I will be 50 years old on this Saturday. That sounds much older than I feel: physically or emotionally. I can remember being 25, 30 or even 35 and thinking that by the time I'd hit the ripe ol' age of 50 I would be mature and have things all figured out. Not sure why I thought that, as even then I was surprised at how as I knew more I knew how little I knew.
We will celebrate in a low key way, which if you knew me and my family, is a little surprising. But with everything else that has gone on this year, it's the right thing to do. Besides, Hubby went all out celebrating my 40th. I turned 40 mere months after my brother John was diagnosed with ALS. This coming a short year after my brother, Chris, was killed in a car accident. How fragile life was could not be ignored. Hubby and I had discussed how we fail to tell people how much they mean to us, and then heap praises on them at their funerals. What a waste. So Hubby contacted friends and family far and wide and asked them to write to me and tell me how much I meant to them. What a gift! If you have someone special in your life (and especially if their Love Language is Words of Affirmation) this is a great idea. I spent hours reading about my impact on others' lives. Wow.
It's 10 years later. John is gone, as is my dad and Hubby's dad, and numerous friends. And I find myself constantly trying to balance "Live like today is your last day" and "Be prepared to live to 100". Not always easy.
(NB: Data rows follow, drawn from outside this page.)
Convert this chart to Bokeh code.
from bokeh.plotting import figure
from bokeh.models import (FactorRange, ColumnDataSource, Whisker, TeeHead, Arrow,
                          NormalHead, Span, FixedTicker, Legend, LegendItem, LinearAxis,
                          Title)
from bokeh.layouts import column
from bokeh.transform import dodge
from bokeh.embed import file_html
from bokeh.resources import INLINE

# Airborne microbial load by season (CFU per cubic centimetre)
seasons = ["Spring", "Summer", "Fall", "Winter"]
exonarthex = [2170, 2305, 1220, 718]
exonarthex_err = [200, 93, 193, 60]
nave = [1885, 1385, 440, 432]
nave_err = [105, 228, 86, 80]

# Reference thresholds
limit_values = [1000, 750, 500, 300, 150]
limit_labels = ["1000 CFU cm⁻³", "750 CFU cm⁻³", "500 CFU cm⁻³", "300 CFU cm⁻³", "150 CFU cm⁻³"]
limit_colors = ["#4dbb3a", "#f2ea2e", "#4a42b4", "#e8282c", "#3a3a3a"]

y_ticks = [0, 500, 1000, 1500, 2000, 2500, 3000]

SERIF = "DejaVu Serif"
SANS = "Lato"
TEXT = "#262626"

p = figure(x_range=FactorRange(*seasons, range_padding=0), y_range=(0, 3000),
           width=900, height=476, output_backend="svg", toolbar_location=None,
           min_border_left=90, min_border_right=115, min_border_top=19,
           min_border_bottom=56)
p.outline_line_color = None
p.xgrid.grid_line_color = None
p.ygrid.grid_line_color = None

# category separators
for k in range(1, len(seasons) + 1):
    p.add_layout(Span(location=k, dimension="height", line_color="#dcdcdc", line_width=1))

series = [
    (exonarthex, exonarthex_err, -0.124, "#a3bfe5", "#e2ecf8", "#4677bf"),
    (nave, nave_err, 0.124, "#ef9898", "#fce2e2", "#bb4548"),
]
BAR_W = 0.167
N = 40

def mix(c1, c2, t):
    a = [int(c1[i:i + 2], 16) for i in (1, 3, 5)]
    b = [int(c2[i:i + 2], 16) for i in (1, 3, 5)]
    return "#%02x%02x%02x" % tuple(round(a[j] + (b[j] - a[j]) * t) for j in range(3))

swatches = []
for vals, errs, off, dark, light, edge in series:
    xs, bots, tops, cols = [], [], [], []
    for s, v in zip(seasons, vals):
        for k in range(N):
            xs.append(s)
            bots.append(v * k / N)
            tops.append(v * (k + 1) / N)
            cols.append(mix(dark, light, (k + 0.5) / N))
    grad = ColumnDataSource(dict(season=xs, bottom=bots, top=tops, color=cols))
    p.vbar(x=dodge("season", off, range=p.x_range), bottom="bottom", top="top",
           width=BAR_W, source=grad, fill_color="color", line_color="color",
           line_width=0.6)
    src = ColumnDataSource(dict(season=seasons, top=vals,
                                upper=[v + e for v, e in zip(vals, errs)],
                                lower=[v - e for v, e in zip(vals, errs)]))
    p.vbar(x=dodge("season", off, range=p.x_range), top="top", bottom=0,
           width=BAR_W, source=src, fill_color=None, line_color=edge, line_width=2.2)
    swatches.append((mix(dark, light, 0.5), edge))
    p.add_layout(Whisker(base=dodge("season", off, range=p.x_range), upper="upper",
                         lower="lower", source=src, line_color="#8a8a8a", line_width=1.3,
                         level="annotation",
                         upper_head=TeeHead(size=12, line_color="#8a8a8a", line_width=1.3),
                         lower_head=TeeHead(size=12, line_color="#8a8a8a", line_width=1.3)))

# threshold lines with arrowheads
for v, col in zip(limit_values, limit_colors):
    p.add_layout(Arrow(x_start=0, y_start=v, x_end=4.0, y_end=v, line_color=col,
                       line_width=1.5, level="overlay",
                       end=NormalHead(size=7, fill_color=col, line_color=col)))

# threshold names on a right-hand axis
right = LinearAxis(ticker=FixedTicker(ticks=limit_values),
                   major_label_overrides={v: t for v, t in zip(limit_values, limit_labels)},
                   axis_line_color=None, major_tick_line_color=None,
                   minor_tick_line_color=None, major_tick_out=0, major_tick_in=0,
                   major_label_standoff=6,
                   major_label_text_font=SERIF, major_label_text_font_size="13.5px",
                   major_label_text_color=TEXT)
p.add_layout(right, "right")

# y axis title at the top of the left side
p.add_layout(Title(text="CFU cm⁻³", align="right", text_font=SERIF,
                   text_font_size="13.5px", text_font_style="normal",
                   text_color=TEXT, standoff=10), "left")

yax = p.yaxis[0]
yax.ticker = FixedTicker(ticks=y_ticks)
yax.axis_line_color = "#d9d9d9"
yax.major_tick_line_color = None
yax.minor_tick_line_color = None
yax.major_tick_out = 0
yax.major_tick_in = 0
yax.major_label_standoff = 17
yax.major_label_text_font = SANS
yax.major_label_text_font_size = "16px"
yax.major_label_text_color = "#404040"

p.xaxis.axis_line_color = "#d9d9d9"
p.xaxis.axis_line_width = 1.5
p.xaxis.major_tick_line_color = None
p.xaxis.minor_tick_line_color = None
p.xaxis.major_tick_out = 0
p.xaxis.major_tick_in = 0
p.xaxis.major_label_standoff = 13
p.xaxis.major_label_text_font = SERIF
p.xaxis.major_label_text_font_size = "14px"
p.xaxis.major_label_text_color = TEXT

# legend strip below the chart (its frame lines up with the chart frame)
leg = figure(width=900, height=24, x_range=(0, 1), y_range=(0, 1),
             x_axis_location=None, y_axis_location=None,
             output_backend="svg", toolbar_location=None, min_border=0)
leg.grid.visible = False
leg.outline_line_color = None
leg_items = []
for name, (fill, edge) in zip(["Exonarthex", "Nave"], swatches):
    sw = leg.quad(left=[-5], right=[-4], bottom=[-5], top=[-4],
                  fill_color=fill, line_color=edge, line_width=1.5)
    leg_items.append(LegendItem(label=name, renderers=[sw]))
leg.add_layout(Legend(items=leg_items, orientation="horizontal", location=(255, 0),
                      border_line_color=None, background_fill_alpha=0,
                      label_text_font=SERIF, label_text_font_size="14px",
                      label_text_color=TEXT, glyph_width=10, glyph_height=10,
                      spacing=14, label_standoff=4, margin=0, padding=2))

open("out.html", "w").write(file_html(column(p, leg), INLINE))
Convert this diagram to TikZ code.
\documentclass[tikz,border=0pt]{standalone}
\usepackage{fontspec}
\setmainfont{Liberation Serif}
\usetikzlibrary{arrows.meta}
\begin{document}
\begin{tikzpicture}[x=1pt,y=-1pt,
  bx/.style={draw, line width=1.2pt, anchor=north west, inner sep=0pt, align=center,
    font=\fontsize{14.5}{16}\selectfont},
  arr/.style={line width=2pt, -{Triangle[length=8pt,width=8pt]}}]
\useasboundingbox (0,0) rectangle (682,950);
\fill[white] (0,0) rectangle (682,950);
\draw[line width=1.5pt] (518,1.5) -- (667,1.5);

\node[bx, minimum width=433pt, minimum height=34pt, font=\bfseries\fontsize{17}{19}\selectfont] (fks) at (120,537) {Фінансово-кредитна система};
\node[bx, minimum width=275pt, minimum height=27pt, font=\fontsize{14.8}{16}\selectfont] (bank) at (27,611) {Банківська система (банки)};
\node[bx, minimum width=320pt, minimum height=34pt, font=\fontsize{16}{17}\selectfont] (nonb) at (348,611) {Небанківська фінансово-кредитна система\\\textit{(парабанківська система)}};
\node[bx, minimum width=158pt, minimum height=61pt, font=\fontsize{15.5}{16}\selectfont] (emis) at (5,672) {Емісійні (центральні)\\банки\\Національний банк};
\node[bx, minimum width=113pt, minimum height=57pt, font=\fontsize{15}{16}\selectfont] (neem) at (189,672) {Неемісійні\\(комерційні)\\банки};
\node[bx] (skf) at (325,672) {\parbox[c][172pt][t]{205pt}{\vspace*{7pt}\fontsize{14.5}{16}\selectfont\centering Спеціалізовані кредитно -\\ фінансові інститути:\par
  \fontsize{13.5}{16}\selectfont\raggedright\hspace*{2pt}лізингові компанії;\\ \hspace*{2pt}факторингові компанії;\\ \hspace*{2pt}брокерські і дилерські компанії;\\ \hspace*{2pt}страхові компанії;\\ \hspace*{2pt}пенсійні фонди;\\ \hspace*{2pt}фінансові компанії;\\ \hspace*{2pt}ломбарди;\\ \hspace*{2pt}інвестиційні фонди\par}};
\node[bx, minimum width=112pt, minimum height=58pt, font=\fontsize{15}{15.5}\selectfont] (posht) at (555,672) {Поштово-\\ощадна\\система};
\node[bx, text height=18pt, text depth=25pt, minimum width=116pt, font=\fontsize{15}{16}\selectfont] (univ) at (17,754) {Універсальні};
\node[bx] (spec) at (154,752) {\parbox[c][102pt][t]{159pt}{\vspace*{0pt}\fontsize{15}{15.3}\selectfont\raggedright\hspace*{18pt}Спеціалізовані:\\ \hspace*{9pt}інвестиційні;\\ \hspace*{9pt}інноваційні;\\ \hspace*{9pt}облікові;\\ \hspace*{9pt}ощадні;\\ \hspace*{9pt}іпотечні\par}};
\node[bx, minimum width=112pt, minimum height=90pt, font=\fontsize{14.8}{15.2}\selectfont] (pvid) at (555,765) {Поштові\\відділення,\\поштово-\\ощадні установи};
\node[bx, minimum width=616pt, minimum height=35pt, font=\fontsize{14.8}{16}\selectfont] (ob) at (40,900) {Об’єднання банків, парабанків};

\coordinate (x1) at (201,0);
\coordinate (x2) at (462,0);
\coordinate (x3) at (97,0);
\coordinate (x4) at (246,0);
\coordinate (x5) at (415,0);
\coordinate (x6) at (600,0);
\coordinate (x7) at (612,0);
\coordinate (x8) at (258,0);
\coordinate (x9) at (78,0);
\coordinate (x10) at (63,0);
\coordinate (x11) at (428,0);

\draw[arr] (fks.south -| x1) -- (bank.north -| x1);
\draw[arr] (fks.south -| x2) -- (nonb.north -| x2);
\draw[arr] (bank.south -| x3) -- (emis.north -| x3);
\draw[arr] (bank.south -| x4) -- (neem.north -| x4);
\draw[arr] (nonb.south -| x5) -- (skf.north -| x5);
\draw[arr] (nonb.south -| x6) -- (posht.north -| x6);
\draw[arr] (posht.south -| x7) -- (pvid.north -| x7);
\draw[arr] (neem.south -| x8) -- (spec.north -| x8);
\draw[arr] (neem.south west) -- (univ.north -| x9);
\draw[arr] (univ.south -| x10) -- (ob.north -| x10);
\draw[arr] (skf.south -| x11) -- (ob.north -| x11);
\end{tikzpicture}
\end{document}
But my brothers' deaths at a young age does have me working harder to share with others how much they mean to me.
So I'll be 50. Seems like I should know where I am going more than I do. When I make a jigsaw puzzle (a favorite activity) I constantly check the picture. When Hubby and I were first married, he said I was cheating. I was amazed that people made puzzles without looking at the picture. Well my life is now like making a jigsaw puzzle without the finished picture in mind. Each day I pick up the pieces I have near me and try to fit them to each other and fit them into the puzzle that is my life so there is indeed a recognizable picture. But I have no idea what the finished product will be. Drives me absolutely crazy! 'Guess this is where trusting God comes in. For a control freak like me, not exactly my strong suit.
There is nothing special about turning 50. Nothing magical will happen to me on Saturday (although wouldn't it be nice if my fairy godmother came and bestowed on me wisdom and grace). Turning 50 will be no different than turning 49 years 364 days. Changes come through my effort and not through mere passage of time.